Choi and Kim’s precision particles, both at the nano- and micro-scale, are also constructed from biodegradable materials, though the specific composition of the particle can be customized depending on how long it needs to linger in the body. Many vaccines, Kim mentioned, need to be given to patients in multiple stages. The current vaccine for anthrax, for example, needs to be given multiple times: the first two inoculations are two weeks apart, the next one is four weeks afterward, then the last is a whole three months later.

Though this system is inconvenient but workable for most of us, Kim emphasized that it fails anyone that can’t afford to keep coming back for vaccinations, such as soldiers deployed in combat zones who need the vaccine to protect against biological warfare.

“Imagine, in the chaos of the battlefield, a soldier has to come back and get vaccinated regularly,” Kim said. “Not to mention, soldiers could be exposed to anthrax in the field in the middle of vaccination periods, rendering it useless.”

Kyekyoon Kim
Kyekyoon Kim

Instead, a single shot of an assortment of microcapsules could be administered to the soldier, and the particles would be designed to biodegrade at the specific times that vaccines need to be administered.   

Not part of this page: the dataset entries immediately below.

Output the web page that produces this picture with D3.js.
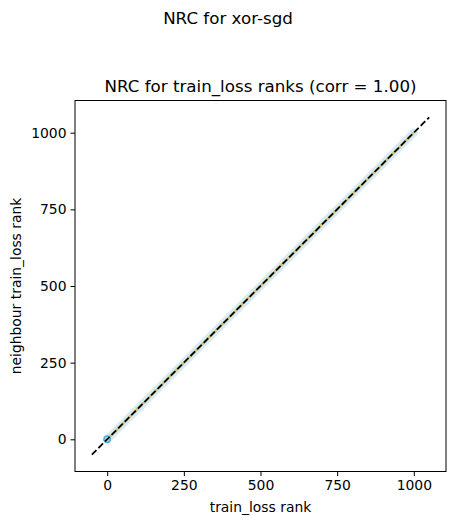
<!DOCTYPE html>
<html lang="en">
<head>
    <meta charset="UTF-8">
    <title>NRC for xor-sgd</title>
    <script src="https://d3js.org/d3.v7.min.js"></script>
    <style>
        body { margin: 0; background: #fff; }
        text { font-family: "DejaVu Sans", sans-serif; fill: #000; }
    </style>
</head>
<body>
    <div id="chart"></div>
    <script>
        // rank pairs (points lie on the diagonal)
        const ranks = [0, 100, 200, 300, 400, 500, 600, 700, 800, 900, 1000];
        const neighbourRanks = [0, 100, 200, 300, 400, 500, 600, 700, 800, 900, 1000];
        const refLine = [-50, 1050];
        const tickValues = [0, 250, 500, 750, 1000];

        const width = 455;
        const height = 525;
        const margin = { top: 100.5, right: 9, bottom: 53.5, left: 75 };
        const plotW = width - margin.left - margin.right;
        const plotH = height - margin.top - margin.bottom;

        const svg = d3.select("#chart").append("svg")
            .attr("width", width)
            .attr("height", height);

        const x = d3.scaleLinear().domain([-105, 1105]).range([0, plotW]);
        const y = d3.scaleLinear().domain([-105, 1105]).range([plotH, 0]);

        const g = svg.append("g")
            .attr("transform", `translate(${margin.left},${margin.top})`);

        const pts = ranks.map((r, i) => [r, neighbourRanks[i]]);
        const line = d3.line().x(d => x(d[0])).y(d => y(d[1]));

        // scatter band
        g.append("path")
            .attr("d", line(pts))
            .attr("fill", "none")
            .attr("stroke", "#d4ecf6")
            .attr("stroke-width", 8)
            .attr("stroke-linecap", "round");

        g.append("path")
            .attr("d", line(pts))
            .attr("fill", "none")
            .attr("stroke", "#d8bd73")
            .attr("stroke-width", 2.5);

        g.append("circle")
            .attr("cx", x(ranks[0]))
            .attr("cy", y(neighbourRanks[0]))
            .attr("r", 3.2)
            .attr("fill", "#a8d8ee")
            .attr("stroke", "#4fb0da")
            .attr("stroke-width", 1.5);

        // identity line
        g.append("line")
            .attr("x1", x(refLine[0])).attr("y1", y(refLine[0]))
            .attr("x2", x(refLine[1])).attr("y2", y(refLine[1]))
            .attr("stroke", "#000")
            .attr("stroke-width", 1.8)
            .attr("stroke-dasharray", "6.5,2.8");

        // axes
        const xAxis = g.append("g")
            .attr("transform", `translate(0,${plotH})`)
            .call(d3.axisBottom(x).tickValues(tickValues).tickFormat(d3.format("d")).tickSize(4.5).tickPadding(4));
        const yAxis = g.append("g")
            .call(d3.axisLeft(y).tickValues(tickValues).tickFormat(d3.format("d")).tickSize(4.5).tickPadding(4));
        [xAxis, yAxis].forEach(a => {
            a.select(".domain").remove();
            a.selectAll("text").style("font-family", "DejaVu Sans").style("font-size", "13.9px");
            a.selectAll("line").attr("stroke-width", 1);
        });

        g.append("rect")
            .attr("width", plotW)
            .attr("height", plotH)
            .attr("fill", "none")
            .attr("stroke", "#000")
            .attr("stroke-width", 1);

        // titles
        svg.append("text")
            .attr("x", 228).attr("y", 24)
            .attr("text-anchor", "middle")
            .style("font-size", "16.7px")
            .text("NRC for xor-sgd");

        svg.append("text")
            .attr("x", margin.left + plotW / 2).attr("y", 92)
            .attr("text-anchor", "middle")
            .style("font-size", "16.7px")
            .text("NRC for train_loss ranks (corr = 1.00)");

        svg.append("text")
            .attr("x", margin.left + plotW / 2).attr("y", 512)
            .attr("text-anchor", "middle")
            .style("font-size", "13.9px")
            .text("train_loss rank");

        svg.append("text")
            .attr("transform", `translate(21,${margin.top + plotH / 2}) rotate(-90)`)
            .attr("text-anchor", "middle")
            .style("font-size", "13.9px")
            .text("neighbour train_loss rank");
    </script>
</body>
</html>
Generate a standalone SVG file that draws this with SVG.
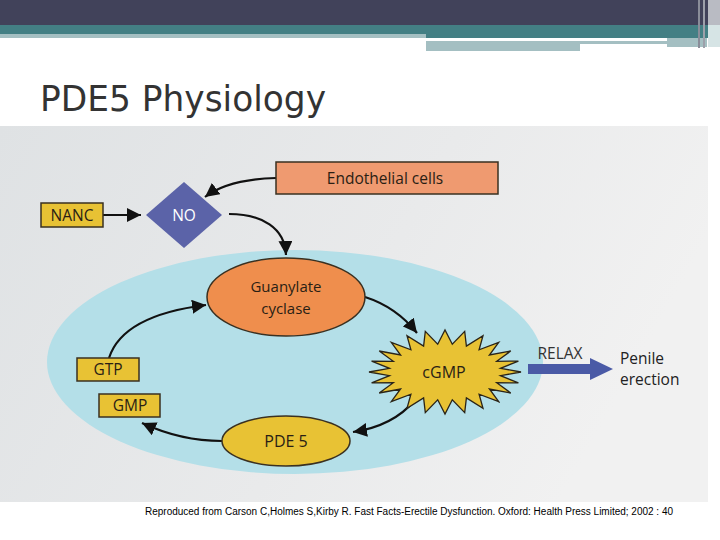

Choi and Kim have also found a way to use their nanoparticles to reverse strokes in lab tests, and believe their method could eventually target the human brain as well. Most drugs are blocked from reaching the brain by a structure called the blood-brain barrier: a network of cells that only allows nanoparticles smaller than several nanometers across to enter the brain.

Though most particles are too large to pass this barrier, Kim and Choi have demonstrated an alternate way to deliver them to the brain through the nose. In animal tests, a nanoparticle treatment administered through the nose could reverse strokes up to six hours after they occurred.

The results of Choi and Kim’s research on toxicity push them forward, as they show how effective and targeted nanoparticles can be when they’re properly tailored to a disease.

“The work we’ve done has shown us just how effective tailored high-precision particles can be,” Kim said. “There are a number of ways our research can translate out into solving critical medical problems. When students enter electrical engineering, they hardly expect to be looking into things like this. That’s why I tell them the abbreviation EE actually stands for Everything Exciting: start with a degree here and you can go on to do all kinds of amazing things.”